#  >  > Occult Discussion >  >  > Divination >  >  >  powerfull ring

## Achronn

yesterday i was holding a magical ring,i wear it and felt enormous energy.
i cannot say who gave me to wear it but the being told me a story about that ring.

that ring was weared by a gipsy woman in small village,she could cure all illnes in this world,everyone from far were coming to here to be healed,she could cure any desease or illnes,one day while begging one woman asked her,why you beg when you have ring on your hand,she told her i was given this ring by mighty forces,then she took her ring and gave it to the woman.

when she died,people dig her grave and first took her fingers,then started to chop off her body piece by piece as they beleived her body can cure,every single one of them could cure any illness later,when they tried to dig her out they find only that she was missing,that is,what was left of her,may she rest in peace and progess.

that woman that holded a ring cured people and lived near me for a long time,i predicted her death and on that day she died,she secretly gave this ring to a being i know,yesterday i sensed that it holds that ring and aksed it can i see it,it was surprised that i knew,i didnt actualy knew or was sure,but i trusted inner me and i followed my sense,then it showed me that ring and i weared it.
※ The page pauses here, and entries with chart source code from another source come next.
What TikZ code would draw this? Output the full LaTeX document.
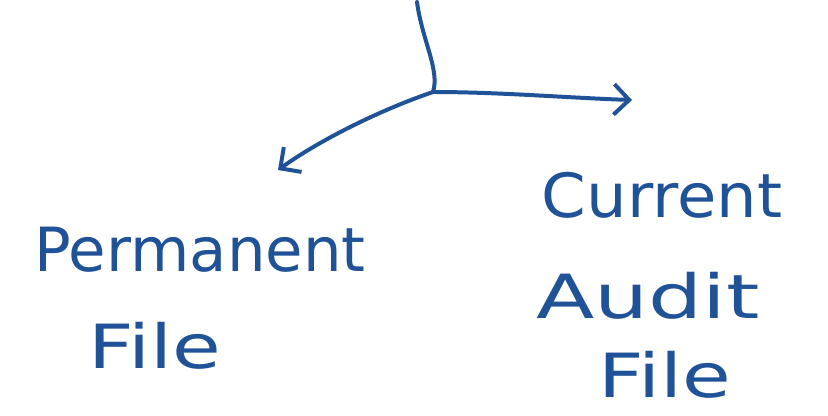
\documentclass[tikz,border=0pt]{standalone}
\usepackage{fontspec}
\setmainfont{DejaVu Sans}
\usetikzlibrary{arrows.meta}
\definecolor{ink}{HTML}{1F5296}
\tikzset{
  pen/.style={draw=ink, line width=3.4pt, line cap=round, line join=round},
  arr/.style={pen, -{Straight Barb[length=13pt,width=26pt,line width=3.4pt]}},
  hand/.style={text=ink, font=\fontsize{52}{62}\selectfont, inner sep=0pt, anchor=center}
}
\begin{document}
\begin{tikzpicture}[x=0.03cm,y=-0.03cm]
\useasboundingbox (0,0) rectangle (828,416);
\coordinate (t) at (417,2);
\coordinate (j) at (433,92);
\coordinate (l) at (278,170);
\coordinate (r) at (632,100);
\draw[pen] (t) .. controls (422,40) and (440,70) .. (j);
\draw[arr] (j) .. controls (380,110) and (320,140) .. (l);
\draw[arr] (j) .. controls (500,92) and (570,98) .. (r);
\node[hand] (perm) at (200,250) {Permanent};
\node[hand, xscale=1.3, transform shape] (pfile) at (155,346) {File};
\node[hand, xscale=1.05, transform shape] (curr) at (662,195) {Current};
\node[hand, xscale=1.4, transform shape] (audit) at (648,296) {Audit};
\node[hand, xscale=1.3, transform shape] (cfile) at (665,375) {File};
\end{tikzpicture}
\end{document}
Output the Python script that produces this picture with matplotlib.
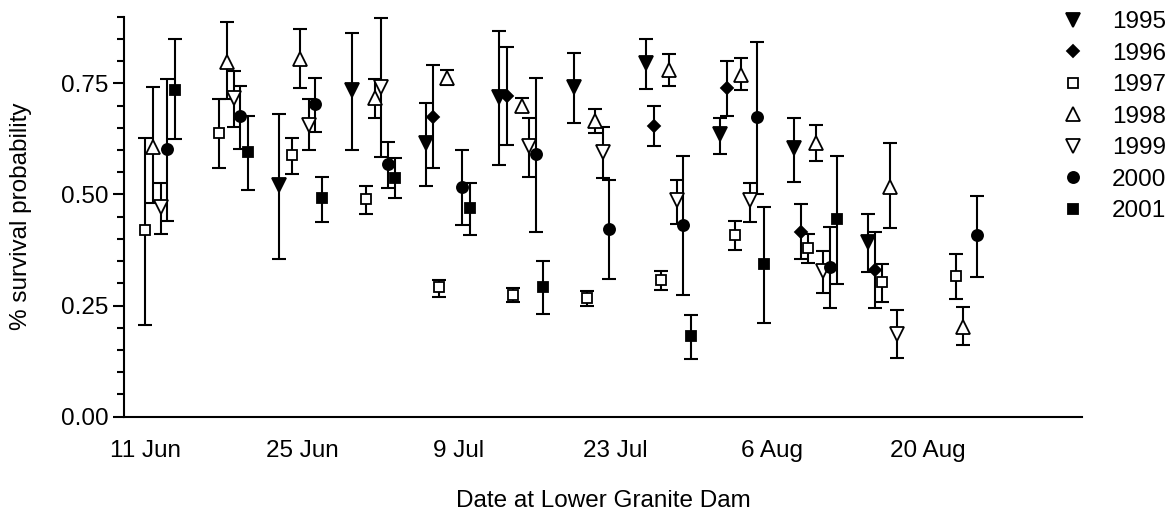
import matplotlib
matplotlib.use("Agg")
import numpy as np
import matplotlib.pyplot as plt
from matplotlib.lines import Line2D
from matplotlib.ticker import MultipleLocator

plt.rcParams['font.family'] = ['Liberation Sans', 'DejaVu Sans']

# x = days after 31 May (11 = 11 Jun), y = survival, lo/hi = error bar ends
x_1995 = [22.9, 29.5, 36.1, 42.65, 49.3, 55.8, 62.4, 69.0, 75.6]
y_1995 = [0.521, 0.735, 0.615, 0.720, 0.741, 0.795, 0.637, 0.604, 0.394]
lo_1995 = [0.354, 0.600, 0.519, 0.566, 0.660, 0.738, 0.592, 0.528, 0.326]
hi_1995 = [0.681, 0.864, 0.705, 0.868, 0.819, 0.849, 0.672, 0.673, 0.456]

x_1996 = [36.7, 43.3, 56.5, 63.0, 69.6, 76.25]
y_1996 = [0.675, 0.721, 0.654, 0.740, 0.416, 0.330]
lo_1996 = [0.560, 0.611, 0.609, 0.677, 0.354, 0.244]
hi_1996 = [0.791, 0.831, 0.699, 0.801, 0.478, 0.416]

x_1997 = [11.0, 17.6, 24.1, 30.7, 37.3, 43.9, 50.5, 57.1, 63.7, 70.3, 76.9, 83.5]
y_1997 = [0.419, 0.639, 0.588, 0.490, 0.291, 0.274, 0.266, 0.307, 0.409, 0.380, 0.304, 0.317]
lo_1997 = [0.206, 0.560, 0.547, 0.456, 0.270, 0.257, 0.249, 0.285, 0.375, 0.346, 0.259, 0.265]
hi_1997 = [0.627, 0.714, 0.627, 0.519, 0.307, 0.290, 0.283, 0.328, 0.441, 0.411, 0.343, 0.366]

x_1998 = [11.7, 18.3, 24.85, 31.5, 38.0, 44.65, 51.2, 57.8, 64.3, 71.0, 77.6, 84.15]
y_1998 = [0.607, 0.798, 0.804, 0.716, 0.761, 0.699, 0.666, 0.780, 0.768, 0.615, 0.517, 0.202]
lo_1998 = [0.480, 0.714, 0.740, 0.673, 0.746, 0.686, 0.639, 0.744, 0.736, 0.576, 0.424, 0.161]
hi_1998 = [0.741, 0.888, 0.872, 0.759, 0.780, 0.716, 0.692, 0.816, 0.806, 0.656, 0.615, 0.246]

x_1999 = [12.4, 18.9, 25.6, 32.1, 45.3, 51.9, 58.5, 65.1, 71.6, 78.2]
y_1999 = [0.472, 0.716, 0.657, 0.741, 0.609, 0.596, 0.487, 0.487, 0.328, 0.187]
lo_1999 = [0.412, 0.651, 0.600, 0.585, 0.540, 0.536, 0.433, 0.438, 0.279, 0.131]
hi_1999 = [0.526, 0.777, 0.714, 0.896, 0.672, 0.651, 0.532, 0.525, 0.373, 0.240]

x_2000 = [12.95, 19.5, 26.2, 32.7, 39.3, 45.9, 52.5, 59.1, 65.7, 72.2, 85.4]
y_2000 = [0.602, 0.676, 0.703, 0.568, 0.517, 0.590, 0.422, 0.431, 0.675, 0.337, 0.409]
lo_2000 = [0.441, 0.602, 0.641, 0.515, 0.431, 0.415, 0.309, 0.274, 0.502, 0.245, 0.315]
hi_2000 = [0.759, 0.744, 0.761, 0.617, 0.600, 0.761, 0.532, 0.586, 0.843, 0.427, 0.497]

x_2001 = [13.6, 20.2, 26.8, 33.3, 40.0, 46.6, 59.8, 66.3, 72.9]
y_2001 = [0.736, 0.596, 0.491, 0.538, 0.469, 0.291, 0.181, 0.343, 0.445]
lo_2001 = [0.624, 0.510, 0.438, 0.492, 0.409, 0.230, 0.130, 0.210, 0.298]
hi_2001 = [0.849, 0.677, 0.539, 0.581, 0.525, 0.350, 0.229, 0.471, 0.587]

tick_days = [11, 25, 39, 53, 67, 81]
tick_labels = ["11 Jun", "25 Jun", "9 Jul", "23 Jul", "6 Aug", "20 Aug"]

years = ["1995", "1996", "1997", "1998", "1999", "2000", "2001"]
xs = [x_1995, x_1996, x_1997, x_1998, x_1999, x_2000, x_2001]
ys = [y_1995, y_1996, y_1997, y_1998, y_1999, y_2000, y_2001]
los = [lo_1995, lo_1996, lo_1997, lo_1998, lo_1999, lo_2000, lo_2001]
his = [hi_1995, hi_1996, hi_1997, hi_1998, hi_1999, hi_2000, hi_2001]

# marker, filled?, size
styles = [("v", True, 9.5), ("D", True, 6.5), ("s", False, 7.5), ("^", False, 9.5),
          ("v", False, 9.5), ("o", True, 8), ("s", True, 7.5)]

fs = 17.5
fig = plt.figure(figsize=(11.72, 5.19), dpi=100)
ax = fig.add_axes([0.1058, 0.1971, 0.8174, 0.7707])

handles = []
for yr, x, y, lo, hi, (m, filled, ms) in zip(years, xs, ys, los, his, styles):
    x = np.array(x)
    y = np.array(y)
    err = [y - np.array(lo), np.array(hi) - y]
    ax.errorbar(x, y, yerr=err, fmt="none", ecolor="black", elinewidth=1.5,
                capsize=4.7, capthick=1.5, zorder=2, clip_on=False)
    fc = "black" if filled else "white"
    ax.plot(x, y, ls="none", marker=m, ms=ms, mfc=fc, mec="black", mew=1.3,
            zorder=3, clip_on=False)
    handles.append(Line2D([], [], ls="none", marker=m, ms=ms, mfc=fc,
                          mec="black", mew=1.3, label=yr))

ax.set_xlim(9.08, 94.77)
ax.set_ylim(0, 0.9)
ax.set_xticks(tick_days)
ax.set_xticklabels(tick_labels)
ax.yaxis.set_major_locator(MultipleLocator(0.25))
ax.yaxis.set_minor_locator(MultipleLocator(0.05))
ax.yaxis.set_major_formatter(plt.FormatStrFormatter("%.2f"))

for s in ["top", "right"]:
    ax.spines[s].set_visible(False)
for s in ["left", "bottom"]:
    ax.spines[s].set_linewidth(1.5)

ax.tick_params(axis="x", length=0, pad=17, labelsize=fs)
ax.tick_params(axis="y", which="major", length=8, width=1.5, pad=3, labelsize=fs)
ax.tick_params(axis="y", which="minor", length=5, width=1.5)

ax.set_xlabel("Date at Lower Granite Dam", fontsize=fs, labelpad=20)
ax.set_ylabel("% survival probability", fontsize=fs, labelpad=21)

ax.legend(handles=handles, loc="upper left", bbox_to_anchor=(0.9053, 0.978),
          bbox_transform=fig.transFigure, frameon=False, fontsize=fs,
          borderpad=0, borderaxespad=0, handlelength=1.0, handletextpad=1.1,
          labelspacing=0.39)

fig.savefig("out.png", dpi=100)
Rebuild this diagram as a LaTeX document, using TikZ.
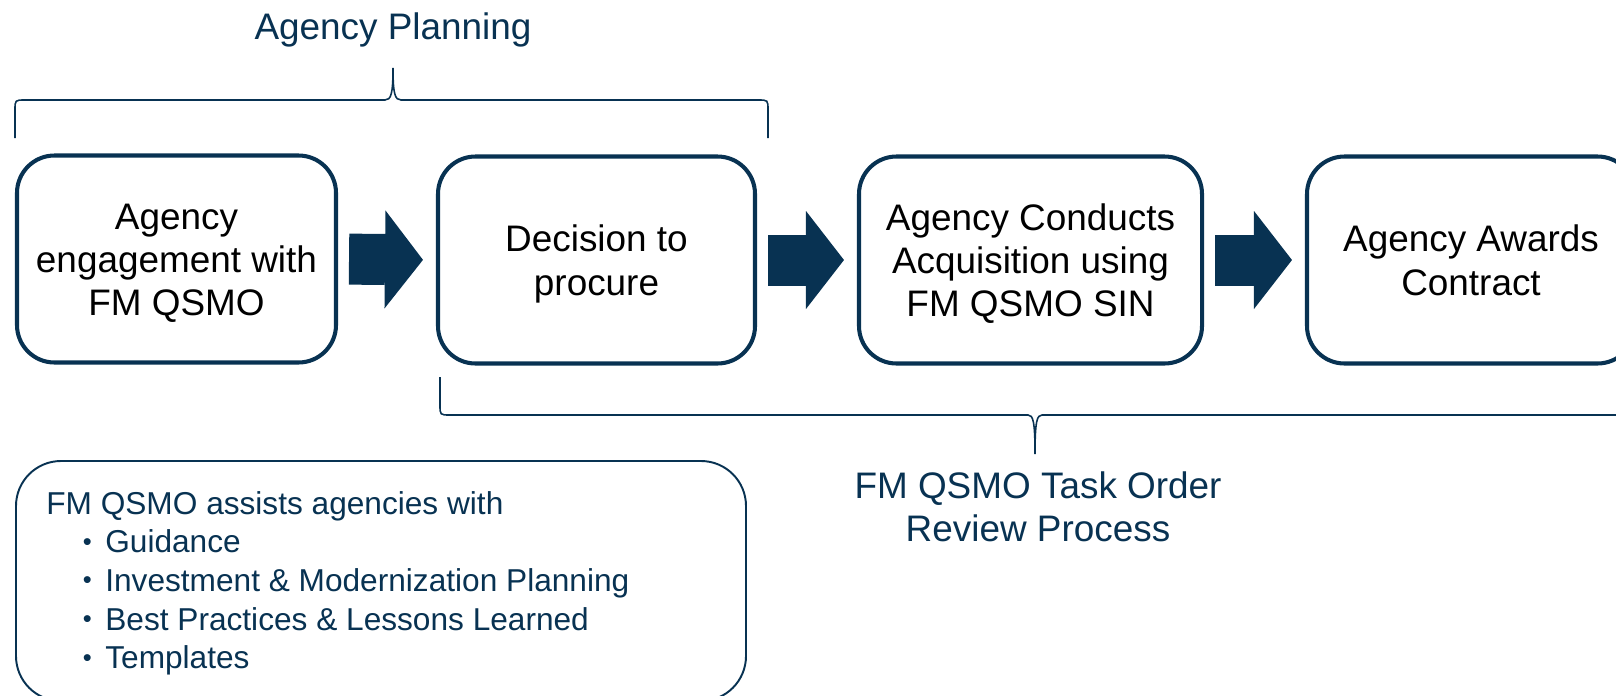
\documentclass[tikz,border=0pt]{standalone}
\usepackage{fontspec}
\setmainfont{Liberation Sans}
\usepackage{tikz}
\usetikzlibrary{arrows.meta}

\definecolor{navy}{RGB}{8,50,82}
\newcommand{\stepstrut}{\rule[-4.7pt]{0pt}{24.7pt}}
\newcommand{\assistitem}[1]{\hspace*{0.73cm}\makebox[0.45cm][l]{\raisebox{1.5pt}{\fontsize{14.5}{14.5}\selectfont\textbullet}}#1}

\begin{document}
\begin{tikzpicture}[x=0.2mm, y=-0.2mm,
        stepbox/.style={draw=navy, line width=2.3pt, rounded corners=0.75cm, minimum height=4.14cm, align=center, inner sep=0pt, font=\fontsize{21}{24.7}\selectfont},
        flow/.style={navy, line width=1.02cm, shorten <=0.22cm, shorten >=0.26cm, -{Triangle[length=0.76cm 0, width=1.96cm 0, line width=0pt 0]}},
        brace/.style={navy, line width=0.9pt},
        heading/.style={text=navy, align=center, inner sep=0pt, font=\fontsize{21}{24.7}\selectfont}]
        \useasboundingbox (0, 0) rectangle (1616, 695);

        % the four steps
        \node[stepbox, minimum width=6.38cm] (engage) at (176.5, 259) {\stepstrut Agency\\\stepstrut engagement with\\\stepstrut FM QSMO};
        \node[stepbox, minimum width=6.34cm] (decide) at (596.5, 260) {\stepstrut Decision to\\\stepstrut procure};
        \node[stepbox, minimum width=6.86cm] (conduct) at (1030.5, 260) {\stepstrut Agency Conducts\\\stepstrut Acquisition using\\\stepstrut FM QSMO SIN};
        \node[stepbox, minimum width=6.56cm] (award) at (1471, 260) {\stepstrut Agency Awards\\\stepstrut Contract};

        \draw[flow] (engage.east) -- (decide.west);
        \draw[flow] (decide.east) -- (conduct.west);
        \draw[flow] (conduct.east) -- (award.west);

        % braces
        \draw[brace] (15, 138) -- (15, 110) .. controls (15, 100) .. (25, 100) -- (385, 100)
            .. controls (391, 100) and (393, 94) .. (393, 68) .. controls (393, 94) and (395, 100) .. (401, 100)
            -- (758, 100) .. controls (768, 100) .. (768, 110) -- (768, 138);
        \draw[brace] (440, 377) -- (440, 405) .. controls (440, 415) .. (450, 415) -- (1028, 415)
            .. controls (1033, 415) and (1035, 421) .. (1035, 454) .. controls (1035, 421) and (1037, 415) .. (1042, 415)
            -- (1630, 415);

        \node[heading, anchor=base] (planning) at (393, 39) {Agency Planning};
        \node[heading, anchor=north] (review) at (1038, 471) {FM QSMO Task Order\\Review Process};

        % what FM QSMO offers
        \node[draw=navy, line width=1.1pt, rounded corners=0.9cm, minimum width=14.6cm, minimum height=4.8cm] (assist) at (381, 581) {};
        \node[anchor=north west, inner sep=0pt, text=navy, align=left, font=\fontsize{18}{22}\selectfont] (assisttext) at (46, 491) {FM QSMO assists agencies with\\
            \assistitem{Guidance}\\
            \assistitem{Investment \& Modernization Planning}\\
            \assistitem{Best Practices \& Lessons Learned}\\
            \assistitem{Templates}};
    \end{tikzpicture}
\end{document}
it has great power i know that,i also know if i ask that being for a ring it will give it to me,to summarize,all beings gave that ring free wilingly,can i do that?
i feel i need much more to learn,i am an wizard and i train my self to live just and fair,never to call upon a cast until its neccecary,would i give free wilingly this ring to a person that asks me?
yes i would,but would i choose to who would i give it?
probably yes,i would try to see who would pass that ring on and maybe make a wrong choice,as a wizard i must see all options.
that could be a problem

the ring is something i didnt ever see,it has yellow stone and it looks very poor,stone is badly crafted and i can tell it's ancient,it is broken on one end,right one,i would say it is lost Abadir (jesus stone) but it could be Aerit,or some third,in any case,it is important stone,if you have any input of this ring please let me know so i can search,it is a healing ring,but who knows,it could be something more to it than it meets the eye

may luck and health follow you

----------


## TheDruidSeer

Personally, I'm not too sure whether this is a real post, or some type of roleplay game. No offense (the LOTR quote kinda killed it for me on this one) It is possible to make a talisman, or imbue an object with a specific effect or type of energy. So it's entirely possible that wearing or possessing a ring with said energies connected to it could have some positive effects if used correctly. However, for not knowing much about the ring, or it's components, you sure have a lot of story to tell about it and what it does... Perhaps you'd have better luck in learning more about how to create such items for yourself rather than using what may or may not have worked for others...

----------